▸ EXERCISE GOAL
Give again only the lines running from the one with "Convert this chart" through the one with "d3.scaleLinear().domain([0, 25]).range([plot.bottom, plot.top]);", inclusive. Omit every picture.

── RECORDS FOR THE EXERCISE

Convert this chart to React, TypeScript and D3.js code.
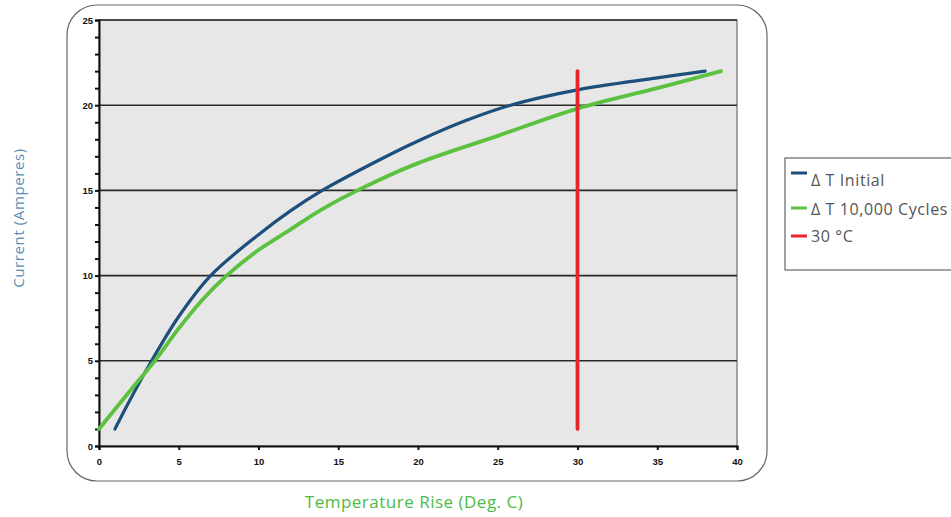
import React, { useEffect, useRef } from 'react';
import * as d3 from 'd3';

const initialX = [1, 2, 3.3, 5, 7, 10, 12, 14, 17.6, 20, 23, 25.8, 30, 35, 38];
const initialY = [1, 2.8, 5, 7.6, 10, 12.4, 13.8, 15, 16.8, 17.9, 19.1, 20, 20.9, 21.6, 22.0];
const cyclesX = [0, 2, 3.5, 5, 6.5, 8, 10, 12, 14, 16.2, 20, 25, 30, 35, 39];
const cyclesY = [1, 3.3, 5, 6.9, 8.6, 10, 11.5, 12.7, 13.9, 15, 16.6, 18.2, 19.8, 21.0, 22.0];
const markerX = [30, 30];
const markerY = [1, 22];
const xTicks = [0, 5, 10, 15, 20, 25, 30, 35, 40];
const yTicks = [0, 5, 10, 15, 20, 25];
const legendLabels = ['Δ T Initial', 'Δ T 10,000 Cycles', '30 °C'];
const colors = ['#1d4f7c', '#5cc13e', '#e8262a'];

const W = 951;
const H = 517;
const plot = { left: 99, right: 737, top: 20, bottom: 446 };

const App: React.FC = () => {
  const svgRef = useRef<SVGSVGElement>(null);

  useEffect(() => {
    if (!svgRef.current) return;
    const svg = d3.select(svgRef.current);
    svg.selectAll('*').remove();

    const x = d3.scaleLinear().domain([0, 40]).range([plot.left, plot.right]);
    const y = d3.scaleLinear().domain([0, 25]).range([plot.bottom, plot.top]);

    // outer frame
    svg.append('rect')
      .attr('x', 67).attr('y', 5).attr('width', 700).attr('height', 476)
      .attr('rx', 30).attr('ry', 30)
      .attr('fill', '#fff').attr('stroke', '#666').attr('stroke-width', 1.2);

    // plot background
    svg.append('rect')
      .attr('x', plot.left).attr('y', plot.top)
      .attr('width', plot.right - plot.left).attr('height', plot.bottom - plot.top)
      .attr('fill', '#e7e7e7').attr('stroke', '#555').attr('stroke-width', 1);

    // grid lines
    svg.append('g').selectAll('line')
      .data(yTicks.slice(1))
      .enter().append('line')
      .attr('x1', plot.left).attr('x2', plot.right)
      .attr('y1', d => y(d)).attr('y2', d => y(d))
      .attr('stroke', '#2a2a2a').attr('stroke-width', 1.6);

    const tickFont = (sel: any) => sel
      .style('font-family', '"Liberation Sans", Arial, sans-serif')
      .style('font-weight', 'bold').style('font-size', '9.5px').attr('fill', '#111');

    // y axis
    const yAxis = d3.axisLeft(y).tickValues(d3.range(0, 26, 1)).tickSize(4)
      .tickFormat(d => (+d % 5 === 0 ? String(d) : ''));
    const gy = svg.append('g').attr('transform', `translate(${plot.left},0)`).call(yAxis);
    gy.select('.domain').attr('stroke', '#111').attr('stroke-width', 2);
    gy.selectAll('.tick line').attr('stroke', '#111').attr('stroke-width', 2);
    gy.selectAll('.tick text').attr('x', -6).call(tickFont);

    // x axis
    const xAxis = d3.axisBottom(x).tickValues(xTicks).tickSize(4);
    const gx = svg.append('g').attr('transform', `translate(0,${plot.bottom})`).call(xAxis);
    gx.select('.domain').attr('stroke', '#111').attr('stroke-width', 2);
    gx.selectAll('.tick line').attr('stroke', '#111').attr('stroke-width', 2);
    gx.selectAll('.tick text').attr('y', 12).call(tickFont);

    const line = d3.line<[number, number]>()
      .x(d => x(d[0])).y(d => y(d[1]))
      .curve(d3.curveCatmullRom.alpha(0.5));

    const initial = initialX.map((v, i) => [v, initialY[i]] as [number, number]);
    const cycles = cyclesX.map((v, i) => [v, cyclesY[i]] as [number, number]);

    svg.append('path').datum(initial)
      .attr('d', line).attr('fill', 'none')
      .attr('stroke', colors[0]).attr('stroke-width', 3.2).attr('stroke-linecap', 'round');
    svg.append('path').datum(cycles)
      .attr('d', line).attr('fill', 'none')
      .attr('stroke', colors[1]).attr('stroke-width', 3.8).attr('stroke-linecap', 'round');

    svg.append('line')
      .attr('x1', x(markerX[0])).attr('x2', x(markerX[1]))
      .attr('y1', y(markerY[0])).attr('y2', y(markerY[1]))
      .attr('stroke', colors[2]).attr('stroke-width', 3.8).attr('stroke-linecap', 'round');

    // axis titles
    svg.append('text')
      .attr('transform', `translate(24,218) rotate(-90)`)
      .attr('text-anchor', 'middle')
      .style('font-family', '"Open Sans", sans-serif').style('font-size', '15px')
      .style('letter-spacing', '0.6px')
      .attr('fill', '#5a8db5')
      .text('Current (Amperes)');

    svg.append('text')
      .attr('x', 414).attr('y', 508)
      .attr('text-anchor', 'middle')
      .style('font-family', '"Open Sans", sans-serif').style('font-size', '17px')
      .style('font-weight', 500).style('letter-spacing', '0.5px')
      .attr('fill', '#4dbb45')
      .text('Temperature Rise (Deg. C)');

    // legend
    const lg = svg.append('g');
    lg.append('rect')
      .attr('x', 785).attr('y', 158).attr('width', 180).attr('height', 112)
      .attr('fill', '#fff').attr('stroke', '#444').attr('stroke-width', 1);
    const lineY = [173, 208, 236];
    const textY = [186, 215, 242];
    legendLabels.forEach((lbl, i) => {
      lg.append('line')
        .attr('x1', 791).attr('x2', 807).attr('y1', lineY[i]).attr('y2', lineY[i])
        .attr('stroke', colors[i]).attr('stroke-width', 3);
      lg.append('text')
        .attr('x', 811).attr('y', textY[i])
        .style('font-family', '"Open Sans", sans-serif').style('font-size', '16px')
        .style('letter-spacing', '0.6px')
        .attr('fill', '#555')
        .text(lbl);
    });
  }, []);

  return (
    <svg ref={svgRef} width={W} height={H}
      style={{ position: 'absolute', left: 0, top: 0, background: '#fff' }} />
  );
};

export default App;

────
── RECORDS FOR THE EXERCISE

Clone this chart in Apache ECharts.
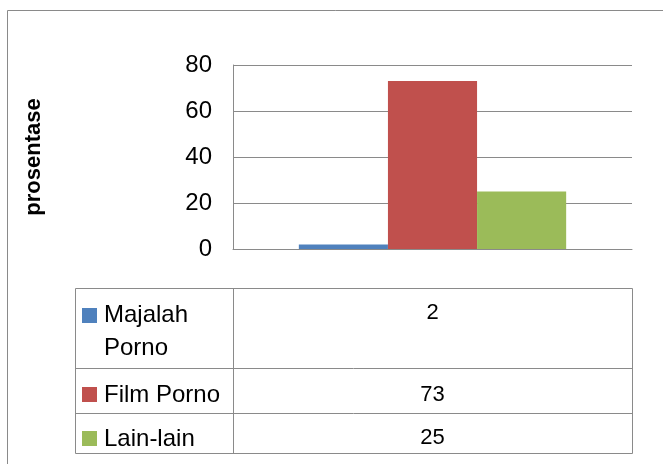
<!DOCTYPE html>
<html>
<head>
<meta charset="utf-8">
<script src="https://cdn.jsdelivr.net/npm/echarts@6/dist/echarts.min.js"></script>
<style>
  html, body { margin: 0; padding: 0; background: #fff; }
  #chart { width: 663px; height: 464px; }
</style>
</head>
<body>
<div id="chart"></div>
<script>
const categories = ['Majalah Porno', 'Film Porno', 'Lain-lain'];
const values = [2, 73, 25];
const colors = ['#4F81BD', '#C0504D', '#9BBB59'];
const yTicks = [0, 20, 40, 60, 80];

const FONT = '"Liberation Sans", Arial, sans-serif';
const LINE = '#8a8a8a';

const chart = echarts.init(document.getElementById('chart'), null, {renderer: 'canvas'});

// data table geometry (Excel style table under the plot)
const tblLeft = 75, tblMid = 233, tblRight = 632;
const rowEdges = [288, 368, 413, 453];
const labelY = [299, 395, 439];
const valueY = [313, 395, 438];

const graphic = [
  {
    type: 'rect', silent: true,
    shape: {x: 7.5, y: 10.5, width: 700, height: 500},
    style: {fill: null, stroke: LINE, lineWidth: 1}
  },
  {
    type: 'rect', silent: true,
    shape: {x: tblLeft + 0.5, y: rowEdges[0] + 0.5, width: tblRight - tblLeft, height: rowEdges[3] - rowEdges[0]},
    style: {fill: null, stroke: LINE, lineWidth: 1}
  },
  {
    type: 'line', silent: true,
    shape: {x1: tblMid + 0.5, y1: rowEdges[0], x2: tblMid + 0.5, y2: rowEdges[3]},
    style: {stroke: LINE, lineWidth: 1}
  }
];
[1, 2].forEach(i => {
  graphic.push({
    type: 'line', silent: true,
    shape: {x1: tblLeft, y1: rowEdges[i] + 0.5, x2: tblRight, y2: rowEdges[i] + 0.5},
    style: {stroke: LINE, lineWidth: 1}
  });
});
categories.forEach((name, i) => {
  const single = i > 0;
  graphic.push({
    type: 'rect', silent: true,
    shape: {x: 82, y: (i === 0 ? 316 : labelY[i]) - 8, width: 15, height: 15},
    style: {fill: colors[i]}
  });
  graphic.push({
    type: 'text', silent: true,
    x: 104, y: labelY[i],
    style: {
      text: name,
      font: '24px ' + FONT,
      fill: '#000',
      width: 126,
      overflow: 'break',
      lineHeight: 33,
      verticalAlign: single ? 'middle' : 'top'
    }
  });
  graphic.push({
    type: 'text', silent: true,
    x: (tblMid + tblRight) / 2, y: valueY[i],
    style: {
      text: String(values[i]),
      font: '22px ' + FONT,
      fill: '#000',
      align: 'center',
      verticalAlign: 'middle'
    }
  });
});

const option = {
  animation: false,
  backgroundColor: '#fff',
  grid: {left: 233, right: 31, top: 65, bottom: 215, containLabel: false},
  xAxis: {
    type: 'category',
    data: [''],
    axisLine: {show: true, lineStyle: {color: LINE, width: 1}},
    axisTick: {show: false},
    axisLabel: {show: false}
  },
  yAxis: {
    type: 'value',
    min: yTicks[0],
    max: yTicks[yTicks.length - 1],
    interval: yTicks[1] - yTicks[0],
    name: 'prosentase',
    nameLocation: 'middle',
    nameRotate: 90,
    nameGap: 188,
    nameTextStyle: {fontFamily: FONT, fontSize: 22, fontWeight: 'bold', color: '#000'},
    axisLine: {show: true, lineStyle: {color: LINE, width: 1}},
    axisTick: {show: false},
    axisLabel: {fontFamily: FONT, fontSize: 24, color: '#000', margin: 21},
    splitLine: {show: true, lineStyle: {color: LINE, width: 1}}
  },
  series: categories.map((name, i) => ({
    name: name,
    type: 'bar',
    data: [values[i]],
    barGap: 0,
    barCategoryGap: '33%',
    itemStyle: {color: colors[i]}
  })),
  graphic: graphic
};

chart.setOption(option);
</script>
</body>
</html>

────

▸ EXERCISE RESULT
Convert this chart to React, TypeScript and D3.js code.
import React, { useEffect, useRef } from 'react';
import * as d3 from 'd3';

const initialX = [1, 2, 3.3, 5, 7, 10, 12, 14, 17.6, 20, 23, 25.8, 30, 35, 38];
const initialY = [1, 2.8, 5, 7.6, 10, 12.4, 13.8, 15, 16.8, 17.9, 19.1, 20, 20.9, 21.6, 22.0];
const cyclesX = [0, 2, 3.5, 5, 6.5, 8, 10, 12, 14, 16.2, 20, 25, 30, 35, 39];
const cyclesY = [1, 3.3, 5, 6.9, 8.6, 10, 11.5, 12.7, 13.9, 15, 16.6, 18.2, 19.8, 21.0, 22.0];
const markerX = [30, 30];
const markerY = [1, 22];
const xTicks = [0, 5, 10, 15, 20, 25, 30, 35, 40];
const yTicks = [0, 5, 10, 15, 20, 25];
const legendLabels = ['Δ T Initial', 'Δ T 10,000 Cycles', '30 °C'];
const colors = ['#1d4f7c', '#5cc13e', '#e8262a'];

const W = 951;
const H = 517;
const plot = { left: 99, right: 737, top: 20, bottom: 446 };

const App: React.FC = () => {
  const svgRef = useRef<SVGSVGElement>(null);

  useEffect(() => {
    if (!svgRef.current) return;
    const svg = d3.select(svgRef.current);
    svg.selectAll('*').remove();

    const x = d3.scaleLinear().domain([0, 40]).range([plot.left, plot.right]);
    const y = d3.scaleLinear().domain([0, 25]).range([plot.bottom, plot.top]);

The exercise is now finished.